As one author notes in CIO, “Where before the effort was to innovate to the max, today’s initiatives are more likely to be more modest and lean toward innovating with intent. In short, a lot of the smart budget money will be spent on projects that are framed with a more thoughtful and even surgical approach to innovation.” Midsize companies are asking hard questions about digital business initiatives, including:
- What are the costs, both in terms of budget and effort?
- What kind of an impact will this investment have on the bottom line?
- How long will it take to see an ROI?
- What’s the time from concept to completion?
- What other kinds of impact will the digital business investment have, from eliminating delays to delighting customers?
- What are our metrics for success?
- How does this initiative align with our short-term and longer-term goals?
Midsize Digital Business Spending is on the Rise
A more laser-focused approach to innovation and digital business doesn’t mean that spending is down. Spending on digital business initiatives is actually up for midsize companies. According to Spiceworks, more than a third of midsize businesses saw an IT budget increase due to the recent tax cuts. Midsize companies were expected to spend $229 billion on IT initiatives in 2018, reports IDC. An increase in spending has several implications. On one hand, it points to more resources that are available to accomplish projects. Yet there’s a more targeted force running through the business determining how those resources are deployed.

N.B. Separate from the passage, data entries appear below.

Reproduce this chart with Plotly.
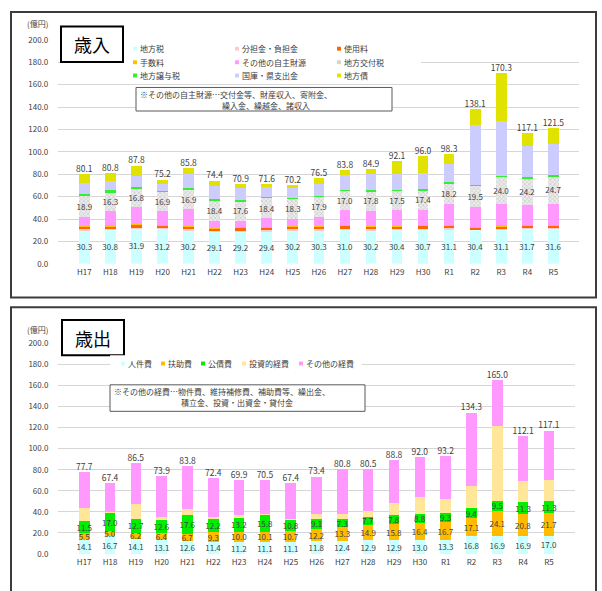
import plotly.graph_objects as go

W, H = 602, 591

years = ["H17", "H18", "H19", "H20", "H21", "H22", "H23", "H24", "H25", "H26",
         "H27", "H28", "H29", "H30", "R1", "R2", "R3", "R4", "R5"]

# 歳入（億円）
chihouzei = [30.3, 30.8, 31.9, 31.2, 30.2, 29.1, 29.2, 29.4, 30.2, 30.3,
             31.0, 30.2, 30.4, 30.7, 31.1, 30.4, 31.1, 31.7, 31.6]
buntankin = [0.5, 0.5, 0.5, 0.5, 0.5, 0.5, 0.5, 0.5, 0.5, 0.5,
             0.5, 0.5, 0.5, 0.5, 0.5, 0.3, 0.4, 0.4, 0.4]
shiyoryo = [2.4, 2.4, 2.5, 2.4, 2.6, 2.3, 2.6, 2.6, 2.6, 2.5,
            2.5, 2.6, 2.5, 2.9, 2.6, 1.7, 2.3, 2.1, 2.2]
tesuryo = [0.6, 0.6, 0.7, 0.6, 0.7, 0.5, 0.7, 0.7, 0.7, 0.7,
           0.7, 0.7, 0.7, 0.8, 0.7, 0.5, 0.6, 0.5, 0.5]
sonota_jishu = [8.0, 13.0, 15.3, 12.7, 15.3, 6.1, 5.5, 7.4, 6.0, 8.0,
                13.6, 13.2, 13.7, 13.6, 18.9, 17.4, 19.4, 17.4, 19.1]
kofuzei = [18.9, 16.3, 16.8, 16.9, 16.9, 18.4, 17.6, 18.4, 18.3, 17.9,
           17.0, 17.8, 17.5, 17.4, 18.2, 19.5, 24.0, 24.2, 24.7]
joyozei = [1.7, 2.5, 0.9, 0.8, 1.1, 0.8, 1.0, 0.9, 0.8, 0.9,
           0.9, 0.9, 0.9, 0.9, 0.9, 0.9, 1.0, 1.0, 1.2]
kokko = [9.5, 8.0, 10.2, 6.4, 12.6, 11.4, 10.8, 8.3, 9.4, 10.5,
         12.9, 14.1, 13.8, 14.4, 16.6, 53.0, 49.0, 27.9, 26.9]
chihousai = [8.2, 6.7, 9.0, 3.7, 5.9, 5.3, 3.0, 3.4, 1.7, 5.2,
             4.7, 4.9, 12.1, 14.8, 8.8, 14.4, 42.5, 11.9, 14.9]

# 歳出（億円）
jinkenhi = [14.1, 16.7, 14.1, 13.1, 12.6, 11.4, 11.2, 11.1, 11.1, 11.8,
            12.4, 12.9, 12.9, 13.0, 13.3, 16.8, 16.9, 16.9, 17.0]
fujohi = [5.5, 5.0, 6.2, 6.4, 6.7, 9.3, 10.0, 10.1, 10.7, 12.2,
          13.3, 14.9, 15.8, 16.4, 16.7, 17.1, 24.1, 20.8, 21.7]
kosaihi = [11.5, 17.0, 12.7, 12.6, 17.6, 12.2, 13.2, 15.8, 10.8, 9.1,
           7.3, 7.7, 7.8, 8.8, 9.3, 9.4, 9.5, 11.3, 11.3]
toshi = [12.4, 1.4, 14.2, 3.0, 6.0, 1.9, 2.2, 0.8, 0.6, 4.8,
         4.9, 4.9, 11.6, 15.5, 12.9, 21.3, 70.7, 20.6, 20.5]
sonota_keihi = [34.2, 27.3, 39.3, 38.8, 40.9, 37.6, 33.3, 32.7, 34.2, 35.5,
                42.9, 40.1, 40.7, 38.3, 41.0, 69.7, 43.8, 42.5, 46.6]

FONT = "Noto Sans CJK JP"
TXT = "#404040"


def px(x):
    return x / W


def py(y):
    return 1 - y / H


revenue = [
    ("地方税", chihouzei, "#ccffff", True),
    ("分担金・負担金", buntankin, "#ffcccc", False),
    ("使用料", shiyoryo, "#ff6600", False),
    ("手数料", tesuryo, "#ffc000", False),
    ("その他の自主財源", sonota_jishu, "#ff99ff", False),
    ("地方交付税", kofuzei, "#e4e4e4", True),
    ("地方譲与税", joyozei, "#33ee33", False),
    ("国庫・県支出金", kokko, "#ccccff", False),
    ("地方債", chihousai, "#e2e200", False),
]
expenditure = [
    ("人件費", jinkenhi, "#ccffff", True),
    ("扶助費", fujohi, "#ffbb00", True),
    ("公債費", kosaihi, "#00ee00", True),
    ("投資的経費", toshi, "#ffe699", False),
    ("その他の経費", sonota_keihi, "#ff99ff", False),
]

fig = go.Figure()


def add_stack(series, xa, ya):
    totals = [0.0] * len(years)
    for name, vals, color, labelled in series:
        marker = dict(color=color, line=dict(width=0))
        if name == "地方交付税":
            marker["pattern"] = dict(shape="x", fgcolor="#b0b0b0", bgcolor="#ececec",
                                     size=3, solidity=0.45)
        fig.add_trace(go.Bar(
            x=years, y=vals, name=name, marker=marker, xaxis=xa, yaxis=ya,
            text=[f"{v:.1f}" for v in vals] if labelled else None,
            textposition="inside" if labelled else "none",
            insidetextanchor="middle", textangle=0, constraintext="none",
            insidetextfont=dict(family=FONT, size=8, color=TXT),
            showlegend=False, hoverinfo="x+y+name",
        ))
        totals = [t + v for t, v in zip(totals, vals)]
    fig.add_trace(go.Scatter(
        x=years, y=totals, mode="text", xaxis=xa, yaxis=ya,
        text=[f"{round(t, 1):.1f}" for t in totals], textposition="top center",
        textfont=dict(family=FONT, size=8.5, color=TXT), showlegend=False,
        hoverinfo="skip",
    ))


add_stack(revenue, "x", "y")
add_stack(expenditure, "x2", "y2")

axis_font = dict(family=FONT, size=8, color=TXT)
yaxis_common = dict(range=[0, 200], dtick=20, tickformat=".1f", showgrid=True,
                    gridcolor="#d6d6d6", gridwidth=1.3, zeroline=False, showline=False,
                    ticks="", ticklabelstandoff=9, tickfont=axis_font, fixedrange=True)
xaxis_common = dict(showgrid=False, showline=False, zeroline=False, ticks="",
                    tickfont=axis_font, ticklabelstandoff=2, fixedrange=True)

fig.update_layout(
    width=W, height=H, margin=dict(l=0, r=0, t=0, b=0),
    paper_bgcolor="white", plot_bgcolor="white",
    barmode="stack", bargap=0.59, showlegend=False,
    font=dict(family=FONT, size=8, color=TXT),
    xaxis=dict(domain=[0.0968, 0.9625], anchor="y", **xaxis_common),
    yaxis=dict(domain=[0.5555, 0.9416], anchor="x", **yaxis_common),
    xaxis2=dict(domain=[0.0970, 0.9547], anchor="y2", **xaxis_common),
    yaxis2=dict(domain=[0.0553, 0.4184], anchor="x2", **yaxis_common),
)

shapes = []
annotations = []


def rect(x0, y0, x1, y1, fill="white", line_color=None, line_width=0):
    shapes.append(dict(type="rect", xref="paper", yref="paper",
                       x0=px(x0), x1=px(x1), y0=py(y1), y1=py(y0),
                       fillcolor=fill, layer="above",
                       line=dict(color=line_color or fill, width=line_width)))


def text(x, y, s, size=8, anchor="left", color=TXT):
    annotations.append(dict(xref="paper", yref="paper", x=px(x), y=py(y), text=s,
                            showarrow=False, xanchor=anchor, yanchor="middle",
                            font=dict(family=FONT, size=size, color=color)))


# panel frames
rect(11, 6, 596, 297, fill="rgba(0,0,0,0)", line_color="#3c3c3c", line_width=2)
rect(11, 307, 596, 605, fill="rgba(0,0,0,0)", line_color="#3c3c3c", line_width=2)

# unit labels
text(37, 18, "(億円)", anchor="center")
text(37, 330, "(億円)", anchor="center")

# panel titles
rect(61, 21, 123, 57, fill="white", line_color="#000000", line_width=2)
text(92, 39, "歳入", size=18, anchor="center", color="#000000")
rect(62, 320, 124, 356, fill="white", line_color="#000000", line_width=2)
text(93, 338, "歳出", size=18, anchor="center", color="#000000")

# revenue legend: three columns
rect(124, 37, 421, 78)
col_x = [135, 237, 339]
row_y = [43.5, 57.3, 70.8]
for i, (name, _, color, _) in enumerate(revenue):
    col = i % 3
    row = i // 3
    cx, cy = col_x[col], row_y[row]
    mk = "#d4d4d4" if name == "地方交付税" else color
    rect(cx - 2, cy - 2, cx + 2, cy + 2, fill=mk)
    text(cx + 3, cy, name)

# expenditure legend: one row
rect(110, 356, 362, 373)
leg_x = [123, 163, 203, 244, 301]
for (name, _, color, _), cx in zip(expenditure, leg_x):
    rect(cx - 2, 362.3, cx + 2, 366.3, fill=color)
    text(cx + 3, 364.3, name)

# notes
rect(136, 83, 392, 107, fill="white", line_color="#595959", line_width=1)
text(138, 90, "※その他の自主財源…交付金等、財産収入、寄附金、")
text(220, 101, "繰入金、繰越金、諸収入")
rect(110, 386, 365, 413, fill="white", line_color="#595959", line_width=1)
text(112, 393, "※その他の経費…物件費、維持補修費、補助費等、繰出金、")
text(179, 404, "積立金、投資・出資金・貸付金")

fig.update_layout(shapes=shapes, annotations=annotations)
fig.write_html("out.html")
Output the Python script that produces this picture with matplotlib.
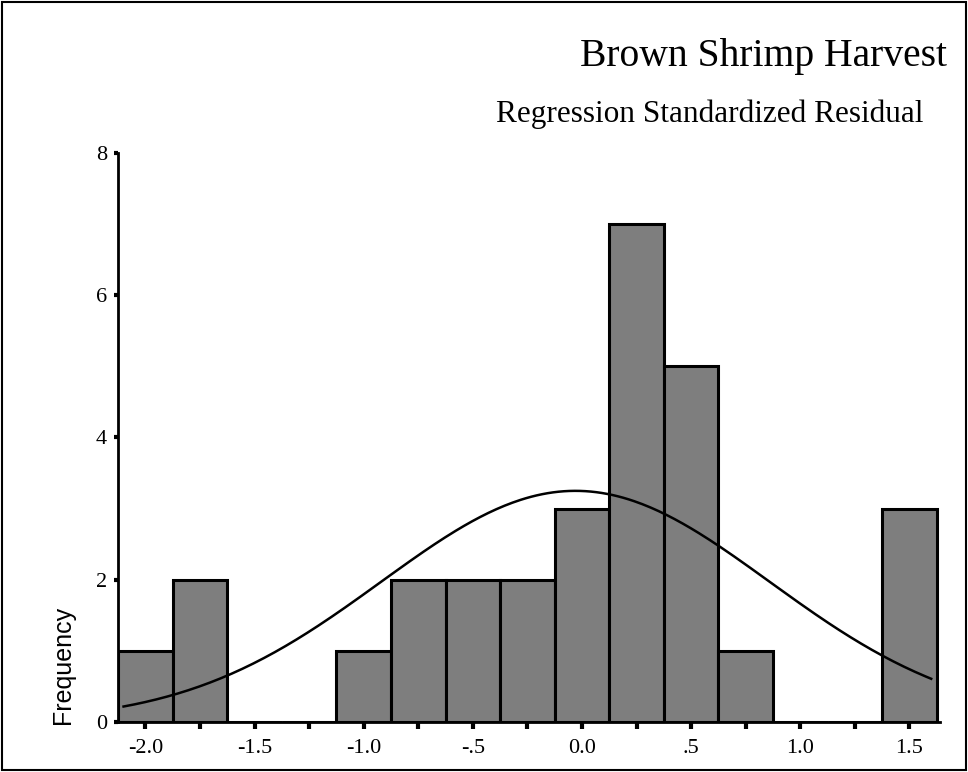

According to the latest studies, midsize business leaders are excited about the possibilities and the options. Digitalist reports that over 70% of midsize businesses report that they meet or even exceed their expectations with technology investments. As long as businesses continue to see results and be strategic about how they move forward, digital business initiatives will generate strong results and continue to gain support at all levels of mid-size organizations.
Less Talk, More Action
One way that midsize businesses are assessing potential initiatives is through the lens of action versus strategy. Let me give you an example. Recently, a digital business team I worked with had funds available to invest in their customer experience (CX) infrastructure. One team came forward with an extensive plan to spend a large percentage of the budget for a brand name consulting company to map their CX, and then proposed a fairly substantial investment in a customer experience platform.
An IT director proposed a more targeted set of initiatives. The company had experienced two breaches in the last year, and he proposed improving cybersecurity and centering a marketing campaign around stronger security. He also suggested improved network upgrades, a redesign of a critical customer touch point, and rethinking the way that customer service complaints were handled. Each of these initiatives was tied to a core customer pain point, showed the potential for immediate action and didn’t result in thousands of dollars for high-concept thinking that never turned into bottom-line results. There’s less appetite for abstract initiatives and more demand for investments that generate real results.
Innovating for Productivity Gains
Consider the case for digital business investments and innovation targeting productivity gains. The more productive your employees are, the more you gain dollar for dollar on their compensation. Technology and digital business initiatives can help drive back-end productivity by eliminating inefficiencies, automating core processes and providing employees with the support they need to get more done. Consider this: if you have multiple locations, how much time are your teams spending trying to share documents, look through emails or schedule meetings? Investing in collaboration tools, file sharing systems and project management systems can result in significant efficiency gains that add up exponentially.
Investing in Foundational Technology
From a technological perspective, midsize brands are moving away from sweeping investments in untested technology and, instead, retrenching to update their core infrastructure. According to the Spiceworks 2019 State of IT survey, the need to update outdated infrastructure is the #1 driver of business investments this year. Midsize companies are investing in servers and hardware, upgrading their software assets and looking at strategic investments in networking and other tools that can drive the business forward. Foundational technology underpins the success of larger business moves and can pay off in a multitude of business areas.
Businesses are being more strategic with how they invest—in technology and digital business. Innovation doesn’t necessarily mean sweeping change or the forces that disrupt an industry. Instead, companies are focusing on smaller, achievable goals that can be completed within a reasonable time and budget—and make a trackable input on the business.